Pour une fois, nous avons mené l’enquête parmi nos propres collègues, à l’imprimerie Baudat. L’un de nos graphistes s’était déjà vu proposer d’effectuer une partie de son travail à distance et l’avait refusé tout net. Aujourd’hui, il partage son temps entre L’Orient et Morez, dans le Jura français, et déclare voir «plein de positif» dans le télétravail. Et de citer, pêle-mêle une meilleure concentration sur ses tâches, sans le bruit des machines et les sollicitations de ses collègues et la possibilité de répartir son travail de manière plus libre dans la journée; sur le plan personnel, il gagne au minimum une heure et demie de trajet quotidien et il a retrouvé la joie de manger le midi en famille – ça, c’est depuis que les petits Français ont retrouvé le chemin de l’école. Auparavant, d’avoir ses enfants sur le dos, qui veulent jouer ou câliner et devoir les repousser constamment en leur expliquant que «papa travaille» n’était pas aisé.

Vu de l’employé, le télétravail compte en effet aussi des désagréments. Notre collègue: «J’ai découvert que j’avais du mal à m’arrêter vraiment, avec l’ordinateur toujours allumé. Je jette un coup d’œil en passant devant, je réponds vite au client parce que je vois qu’il vient de m’envoyer un e-mail et ma femme me dit: “mais t’as fini, ou pas?” et une heure a passé. En fait, en télétravail, on est un peu disponible tout le temps pour le patron ou les clients qui appellent en dehors de nos heures alors qu’au bureau, quand on est loin, on est loin.»

COMME UN JEU À SOMME NULLE

Au final, alors, de quel côté penche la balance, celui des avantages ou des inconvénients? Verdict: équilibré. Le télétravail est juste une autre manière de s’organiser et de s’auto-discipliner. Et si notre collègue frontalier devait choisir le retour en arrière (présentiel) ou le télétravail? Sa réponse indique peut-être un certain avenir pour les actifs, ceux qui le peuvent et leurs responsables: «J’aimerais bien ne garder que les avantages des deux. Venir au bureau comme la normalité, mais pour telle tâche qui demande un effort ponctuel et soutenu, me calfeutrer chez moi deux ou trois jours, car j’y suis plus productif à la journée.» 

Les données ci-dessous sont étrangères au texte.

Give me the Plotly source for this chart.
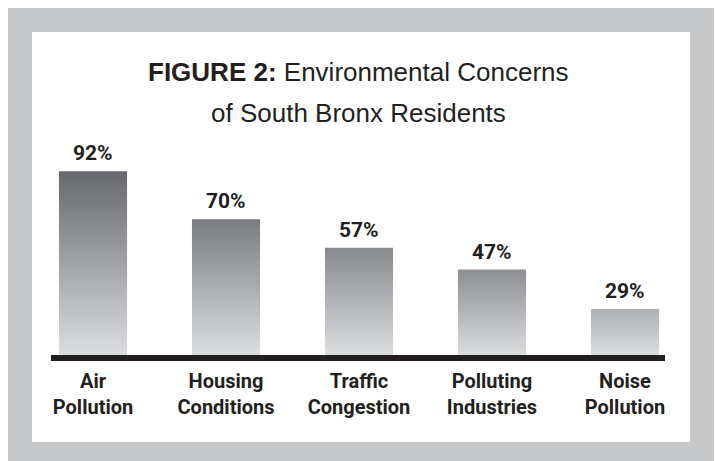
import plotly.graph_objects as go

# ---- data ----
categories = ["Air<br>Pollution", "Housing<br>Conditions", "Traffic<br>Congestion",
              "Polluting<br>Industries", "Noise<br>Pollution"]
values = [92, 70, 57, 47, 29]
value_labels = ["92%", "70%", "57%", "47%", "29%"]
title_line1 = "<b>FIGURE 2:</b> Environmental Concerns"
title_line2 = "of South Bronx Residents"

# ---- styles / layout ----
W, H = 716, 461
ML, MR, MT, MB = 51, 51, 150, 106
Y0, Y1 = 7.9, 101.7
X0, X1 = -0.316, 4.301
HALF = 0.256
top_colors = ["#67686c", "#7b7c80", "#88898d", "#8d8e92", "#aeafb2"]
bottom_color = "#dcdddf"
INK = "#231f20"
GRAY = "#c7c8ca"
COND = "Roboto, Liberation Sans, sans-serif"
SANS = "Liberation Sans, Arial, Roboto, sans-serif"

PW = W - ML - MR
PH = H - MT - MB


def px_x(px):
    return (px - ML) / PW


def px_y(py):
    return (H - MB - py) / PH


fig = go.Figure()
for i, v in enumerate(values):
    fig.add_trace(go.Scatter(
        x=[i - HALF, i - HALF, i + HALF, i + HALF, i - HALF],
        y=[Y0, v, v, Y0, Y0],
        mode="lines", fill="toself",
        line=dict(width=0, color="rgba(0,0,0,0)"),
        fillgradient=dict(type="vertical",
                          colorscale=[[0, bottom_color], [1, top_colors[i]]]),
        hoverinfo="skip", showlegend=False,
    ))

annotations = []
for i, (v, lab) in enumerate(zip(values, value_labels)):
    annotations.append(dict(
        x=i, y=v, xref="x", yref="y", text=lab, showarrow=False,
        xanchor="center", yanchor="bottom", yshift=4,
        font=dict(family=COND, size=21, color=INK, weight="bold"),
    ))

annotations.append(dict(
    x=0.5, y=px_y(55), xref="paper", yref="paper", text=title_line1,
    showarrow=False, xanchor="center", yanchor="top",
    font=dict(family=SANS, size=26, color=INK),
))
annotations.append(dict(
    x=0.5, y=px_y(96), xref="paper", yref="paper", text=title_line2,
    showarrow=False, xanchor="center", yanchor="top",
    font=dict(family=SANS, size=26, color=INK),
))

shapes = [
    dict(type="rect", xref="paper", yref="paper", layer="below",
         x0=px_x(8), x1=px_x(714), y0=px_y(8), y1=px_y(461),
         fillcolor=GRAY, line=dict(width=0)),
    dict(type="rect", xref="paper", yref="paper", layer="below",
         x0=px_x(32), x1=px_x(690), y0=px_y(32), y1=px_y(442),
         fillcolor="white", line=dict(width=0)),
]

fig.update_layout(
    width=W, height=H,
    margin=dict(l=ML, r=MR, t=MT, b=MB, pad=0),
    paper_bgcolor="white", plot_bgcolor="rgba(0,0,0,0)",
    showlegend=False,
    annotations=annotations, shapes=shapes,
    xaxis=dict(range=[X0, X1], tickmode="array", tickvals=list(range(len(categories))),
               ticktext=categories, showgrid=False, zeroline=False,
               showline=True, linecolor=INK, linewidth=6, ticks="",
               ticklabelstandoff=3,
               tickfont=dict(family=COND, size=20, color=INK, weight="bold"),
               fixedrange=True),
    yaxis=dict(range=[Y0, Y1], visible=False, showgrid=False, zeroline=False,
               fixedrange=True),
)

fig.write_html("out.html")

Un obstacle toutefois au développement du télétravail en la Haute Combe: le retour probable de la réglementation européenne, suspendue pendant le confinement et selon laquelle la personne travaillant 25% ou plus de la totalité de ses heures à son domicile dans un pays de l’UE sera assujettie au régime et au taux de la sécurité sociale de son pays de domicile. Une préoccupation très réelle pour la Vallée de Joux, où la moitié des emplois sont occupés par des frontaliers.